Even as to those states that allow for equitable estoppel based on the "rely" or "intertwined" test alone, Defendants may not compel arbitration here. According to the Device Defendants, the implied warranty claims against them are intertwined with the wireless carrier customer agreements (containing the arbitration clause) because an implied warranty of merchantability arises from a contract for sale, see, e.g., Cal. Comm. Code § 2314(1) (providing that "a warranty that the goods shall be merchantable is implied in a contract for their sale if the seller is a merchant with respect to goods of that kind"), and here the only contracts for sale of the mobile devices are the wireless carrier customer agreements. See Mot. at 30 (asserting that "Plaintiffs purchased their mobile devices from the wireless Service Providers and the contracts that govern Plaintiffs' purchase of the mobile device are the wireless service agreements"). The Device Defendants also argue that Plaintiffs must rely on the wireless carrier customer agreements in order to prove, e.g., that they bought the bought the devices in the first place (which gives Plaintiffs standing) and that their damages are the sales prices for the devices.

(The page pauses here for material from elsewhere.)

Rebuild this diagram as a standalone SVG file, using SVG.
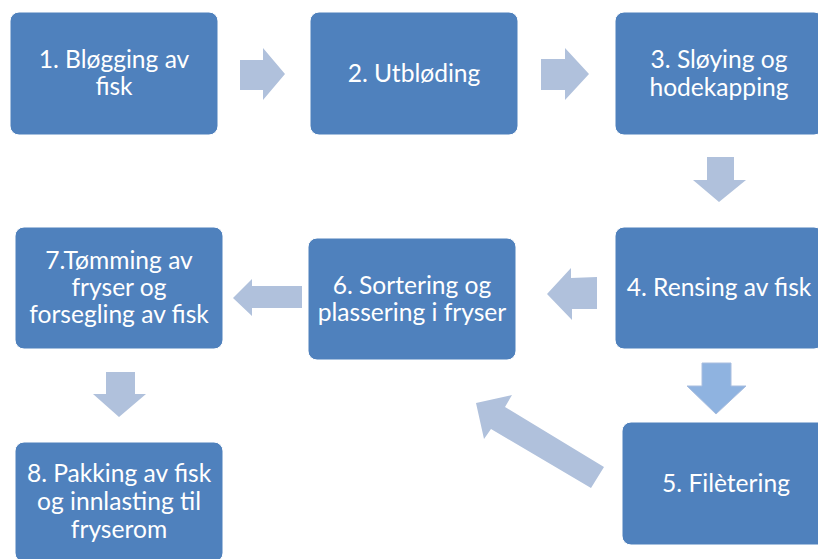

But the Device Defendants fail to take into account the allegations in the CAC. Plaintiffs' implied warranty claims are not based on the wireless carrier customer agreements (indeed, Plaintiffs note in their opposition that the wireless carriers disclaimed any warranties in the agreements) but rather on written warranties provided by the Device Defendants themselves "in conjunction with the purchase [of] their mobile devices." CAC ¶ 165. The Device Defendants do not challenge that they extended warranties themselves independent of the wireless carriers.
While the Device Defendants suggest that Plaintiffs still have to rely on the wireless carrier customer agreements to establish, e.g., the fact that they purchased the mobile devices, Murphy establishes that the mere fact that a contract proves the existence of a transaction is not enough to establish equitable estoppel; there must be dependence on the contract's terms which is lacking here. See Murphy, 724 F.3d at 1231; Kramer, 705 F.3d at 1131-32 (stating that, "[i]n order for Toyota's equitable estoppel argument to succeed, Plaintiffs' claims themselves must intimately rely on the existence of the Purchase Agreements, not merely reference them"); see also Apple iPhone 3G, 859 F. Supp. 2d at 1095 (stating that "but-for" connection was not sufficient to compel plaintiffs to arbitrate).
Accordingly, the Court concludes that there is no basis for equitable estoppel to apply to Plaintiffs' claims for breach of the implied warranty of merchantability.
For the foregoing reasons, the Court rejects Defendants' contention that they are entitled to invoke the arbitration provisions in the wireless customer agreements. Equitable estoppel being inapplicable, Defendants' motion to compel arbitration is therefore denied.
This order disposes of Docket No. 129.